The Amador County Sheriff is cooperating with the FBI to analyze “documents, phone records and a lap top that were recovered from the scene and Mr. Haney’s RV.” The sheriff has also obtained “the firearm located at the scene” but has not revealed the type of weapon. A forensic autopsy has been scheduled and as Cheryl Chumley reported in the Washington Times, Haney’s friends in Congress are weighing in.
“I don’t believe that Phil Haney committed suicide.” Rep. King said on the House floor this week. Rep Louis Gohmert, Texas Republican also disbelieved the suicide story. “I’d been concerned about his safety, with all the information he knew and people who could’ve gotten in trouble.” Gohmert and King said Haney carried a thumb drive containing sensitive documents and according to the Washington Times report “that thumb drive is curiously missing.”
Philip Haney worked as a field agricultural entomologist in the Middle East, where he began studying Arabic and the Quran. In a 2016 interview, with Frank Gaffney Haney said Islamic jihadists “always say that Islam is a religion of peace. Because for them, shariah equals peace.” They also leave “scent trails” and Haney proved adept at tracking them.

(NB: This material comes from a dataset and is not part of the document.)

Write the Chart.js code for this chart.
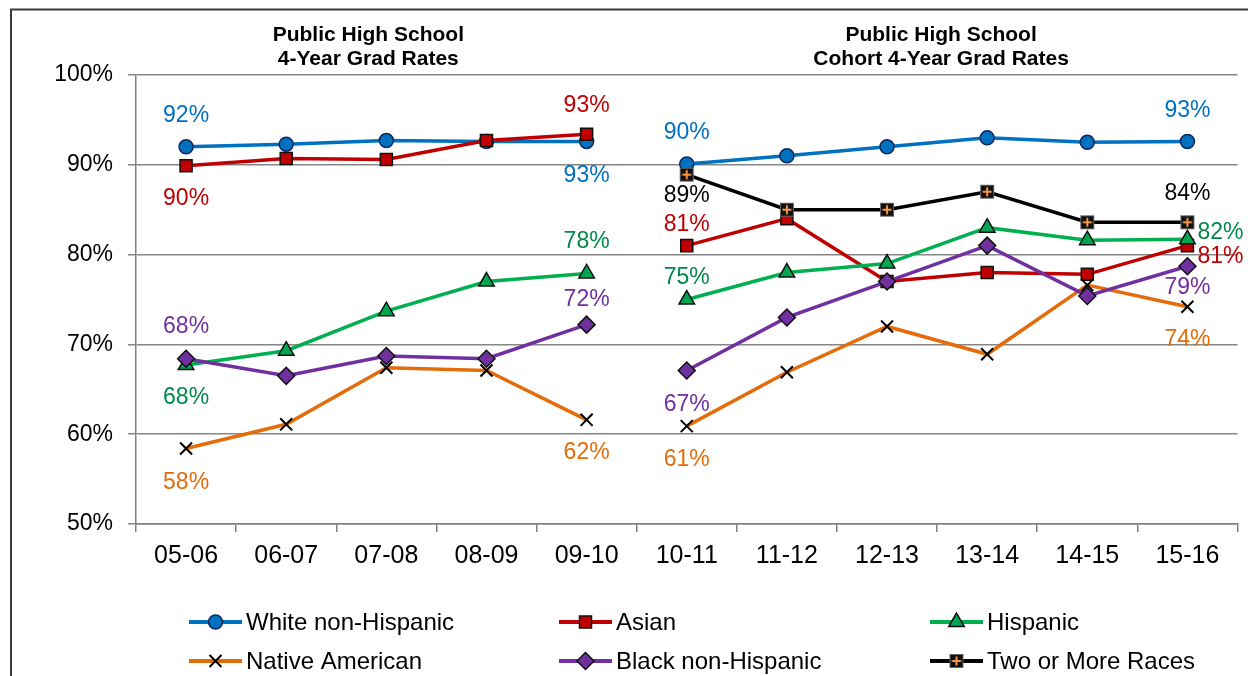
<!DOCTYPE html>
<html lang="en">
<head>
<meta charset="UTF-8">
<title>Public High School Grad Rates</title>
<script src="https://cdn.jsdelivr.net/npm/chart.js"></script>
<style>
  body { margin: 0; background: #fff; }
  #wrap { width: 1248px; height: 676px; position: relative; }
</style>
</head>
<body>
<div id="wrap"><canvas id="gradChart"></canvas></div>
<script>
// school years; 05-06..09-10 are plain 4-year rates, 10-11 on are cohort rates
const years = ['05-06', '06-07', '07-08', '08-09', '09-10', '10-11', '11-12', '12-13', '13-14', '14-15', '15-16'];

const whiteRates    = [92.0, 92.3, 92.7, 92.6, 92.6, 90.1, 91.0, 92.0, 93.0, 92.5, 92.6];
const asianRates    = [89.9, 90.7, 90.6, 92.7, 93.4, 81.0, 84.0, 77.0, 78.0, 77.8, 81.0];
const hispanicRates = [67.7, 69.3, 73.7, 77.0, 77.9, 75.0, 78.0, 79.0, 83.0, 81.6, 81.7];
const nativeRates   = [58.4, 61.1, 67.4, 67.1, 61.6, 60.9, 66.9, 72.0, 68.9, 76.6, 74.2];
const blackRates    = [68.4, 66.5, 68.7, 68.4, 72.2, 67.1, 73.0, 77.0, 81.0, 75.4, 78.7];
const multiRates    = [null, null, null, null, null, 88.9, 85.0, 85.0, 87.0, 83.6, 83.6];

const yTicks = [50, 60, 70, 80, 90, 100];

// black square with an orange plus, for "Two or More Races"
const plusMark = document.createElement('canvas');
plusMark.width = 18; plusMark.height = 18;
(function () {
  const m = plusMark.getContext('2d');
  m.fillStyle = '#111';
  m.fillRect(2, 2, 14, 14);
  m.strokeStyle = '#666';
  m.lineWidth = 1;
  m.strokeRect(2.5, 2.5, 13, 13);
  m.strokeStyle = '#F79646';
  m.lineWidth = 2;
  m.beginPath();
  m.moveTo(9, 4.5); m.lineTo(9, 13.5);
  m.moveTo(4.5, 9); m.lineTo(13.5, 9);
  m.stroke();
})();

// where each value label sits relative to its point
const labelSpots = {
  'White non-Hispanic': [[0, 0, -31], [4, 0, 34], [5, 0, -31], [10, 0, -31]],
  'Asian':              [[0, 0, 33], [4, 0, -29], [5, 0, -21], [10, 33, 11]],
  'Hispanic':           [[0, 0, 33], [4, 0, -32], [5, 0, -22], [10, 33, -7]],
  'Native American':    [[0, 0, 34], [4, 0, 33], [5, 0, 34], [10, 0, 33]],
  'Black non-Hispanic': [[0, 0, -32], [4, 0, -25], [5, 0, 34], [10, 0, 21]],
  'Two or More Races':  [[5, 0, 21], [10, 0, -29]]
};

Chart.defaults.font.family = "'Liberation Sans', Arial, sans-serif";
Chart.defaults.color = '#000';

// no line across the break between 09-10 and 10-11
const breakSeg = { borderColor: ctx => ctx.p0DataIndex === 4 ? 'rgba(0,0,0,0)' : undefined };

function series(label, data, color, labelColor, point) {
  return Object.assign({
    label: label,
    data: data,
    borderColor: color,
    borderWidth: 3.5,
    tension: 0,
    spanGaps: false,
    segment: breakSeg,
    pointBorderWidth: 1.5,
    pointHoverRadius: 8,
    labelColor: labelColor
  }, point);
}

const datasets = [
  series('White non-Hispanic', whiteRates, '#0070C0', '#0070C0',
    { pointStyle: 'circle', pointRadius: 7, pointBackgroundColor: '#0070C0', pointBorderColor: '#10285A', order: 6 }),
  series('Asian', asianRates, '#C00000', '#C00000',
    { pointStyle: 'rect', pointRadius: 8.5, pointBackgroundColor: '#C00000', pointBorderColor: '#111', order: 5 }),
  series('Hispanic', hispanicRates, '#00B050', '#00894A',
    { pointStyle: 'triangle', pointRadius: 9, pointBackgroundColor: '#00A650', pointBorderColor: '#111', order: 4 }),
  series('Native American', nativeRates, '#E46C0A', '#E46C0A',
    { pointStyle: 'crossRot', pointRadius: 8.5, pointBorderColor: '#000', pointBorderWidth: 2, order: 3 }),
  series('Black non-Hispanic', blackRates, '#7030A0', '#7030A0',
    { pointStyle: 'rectRot', pointRadius: 8.5, pointBackgroundColor: '#7030A0', pointBorderColor: '#111', order: 2 }),
  series('Two or More Races', multiRates, '#000000', '#000000',
    { pointStyle: plusMark, pointRadius: 8, order: 1 })
];

const decorPlugin = {
  id: 'decor',
  beforeDraw(chart) {
    const ctx = chart.ctx;
    ctx.save();
    ctx.strokeStyle = '#3a3a3a';
    ctx.lineWidth = 2;
    ctx.strokeRect(11, 9.5, 1400, 800);
    ctx.restore();
  },
  afterDatasetsDraw(chart) {
    const ctx = chart.ctx;
    ctx.save();
    ctx.font = "23px 'Liberation Sans', Arial, sans-serif";
    ctx.textAlign = 'center';
    ctx.textBaseline = 'middle';
    chart.data.datasets.forEach((ds, di) => {
      const meta = chart.getDatasetMeta(di);
      (labelSpots[ds.label] || []).forEach(([i, dx, dy]) => {
        const pt = meta.data[i];
        ctx.fillStyle = ds.labelColor;
        ctx.fillText(Math.round(ds.data[i]) + '%', pt.x + dx, pt.y + dy);
      });
    });
    ctx.restore();
  },
  afterDraw(chart) {
    const ctx = chart.ctx;
    const xs = chart.scales.x;
    ctx.save();
    // panel headings
    ctx.font = "bold 21px 'Liberation Sans', Arial, sans-serif";
    ctx.fillStyle = '#000';
    ctx.textAlign = 'center';
    ctx.textBaseline = 'alphabetic';
    const left = xs.getPixelForValue(1.82);
    const right = xs.getPixelForValue(7.54);
    ctx.fillText('Public High School', left, 41);
    ctx.fillText('4-Year Grad Rates', left, 65);
    ctx.fillText('Public High School', right, 41);
    ctx.fillText('Cohort 4-Year Grad Rates', right, 65);

    // legend: three columns, two rows, line sample with marker
    const cols = [189, 559, 930];
    const rows = [622, 661];
    ctx.font = "24px 'Liberation Sans', Arial, sans-serif";
    ctx.textAlign = 'left';
    ctx.textBaseline = 'middle';
    chart.data.datasets.forEach((ds, i) => {
      const x = cols[i % 3];
      const y = rows[Math.floor(i / 3)];
      ctx.strokeStyle = ds.borderColor;
      ctx.lineWidth = 4;
      ctx.beginPath();
      ctx.moveTo(x, y);
      ctx.lineTo(x + 53, y);
      ctx.stroke();
      ctx.fillStyle = ds.pointBackgroundColor || 'rgba(0,0,0,0)';
      ctx.strokeStyle = ds.pointBorderColor || '#000';
      ctx.lineWidth = ds.pointBorderWidth;
      Chart.helpers.drawPoint(ctx, {
        pointStyle: ds.pointStyle,
        radius: ds.pointRadius,
        rotation: 0,
        borderWidth: ds.pointBorderWidth
      }, x + 26.5, y);
      ctx.fillStyle = '#000';
      ctx.fillText(ds.label, x + 57, y + 1);
    });
    ctx.restore();
  }
};

new Chart(document.getElementById('gradChart'), {
  type: 'line',
  data: { labels: years, datasets: datasets },
  plugins: [decorPlugin],
  options: {
    responsive: true,
    maintainAspectRatio: false,
    animation: false,
    layout: { padding: { top: 75, right: 6, left: 0, bottom: 0 } },
    plugins: {
      legend: { display: false },
      tooltip: {
        callbacks: { label: c => c.dataset.label + ': ' + Math.round(c.parsed.y) + '%' }
      }
    },
    scales: {
      x: {
        offset: true,
        afterFit: s => { s.height = 152; },
        grid: { drawOnChartArea: false, offset: true, tickLength: 8, color: '#808080', lineWidth: 1.5 },
        border: { color: '#808080', width: 1.5 },
        ticks: { font: { size: 25 }, padding: 9, maxRotation: 0 }
      },
      y: {
        min: 50,
        max: 100,
        afterFit: s => { s.width = 136; },
        afterBuildTicks: s => { s.ticks = yTicks.map(v => ({ value: v })); },
        grid: { color: '#868686', lineWidth: 1.5, tickLength: 8 },
        border: { color: '#808080', width: 1.5 },
        ticks: { font: { size: 23 }, padding: 15, callback: v => v + '%' }
      }
    }
  }
});
</script>
</body>
</html>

The mosque that San Bernardino terrorist Syed Farook attended was part of the Tablighi Jamaat network and the Obama administration deleted sixty-seven records out of the system that Haney worked on as a component of the Tablighi case. Had those records not been deleted, Haney said, it was plausible that Farook would not have been able to travel to Saudi Arabia, Tashfeen Malik would never been given a visa, “and then we would have stopped the attack.”
The attack was not stopped and on December 2, 2015, Syed Farook and wife Tashfeen Malik murdered 14 people and wounded 22 before being taken down by police. Farook’s mother Syed Rizwan Farook the U.S. Attorney for California’s central district reports, “has agreed to plead guilty to a federal criminal charge of intending to impede a federal criminal investigation by shredding a map her son generated in connection with the attack.”
A man who writes a book exposing U.S. government submission to jihad is bound to have enemies. High on the list of suspects would be Islamic terrorists and those who deny their jihadist cause.
As they investigate the death of Philip Haney, the FBI should take a hard look at every DHS official who blocked him from telling the truth about jihadist networks in the United States. The FBI should also have a long talk with Jeh Johnson, DHS Secretary from 2013-17.
After Haney’s testimony to the Senate Judiciary Committee in 2016, Sen. Ted Cruz asked Johnson if Haney’s testimony was accurate. “I have no idea. I don’t know who Mr. Haney is,” Johnson replied. “I wouldn’t know him if he walked into the room.” If federal investigators disbelieve those claims it would be hard to blame them.
Haney said the DHS investigated him nine times and revoked his security clearance. The Department of Justice charged that Haney “misused a government computer,” charges later dropped. The news that Haney might be returning to DHS would not thrill Obama “wing man” Eric Holder, who has been telling reporters looking into DOJ malfeasance to “shut the hell up.”
Meanwhile, reports that DHS whistleblower Philip Haney killed himself amount to misinformation and at this writing the killer is unknown. According to the Amador County Sheriff, “no determination will be made until all evidence is examined and analyzed.”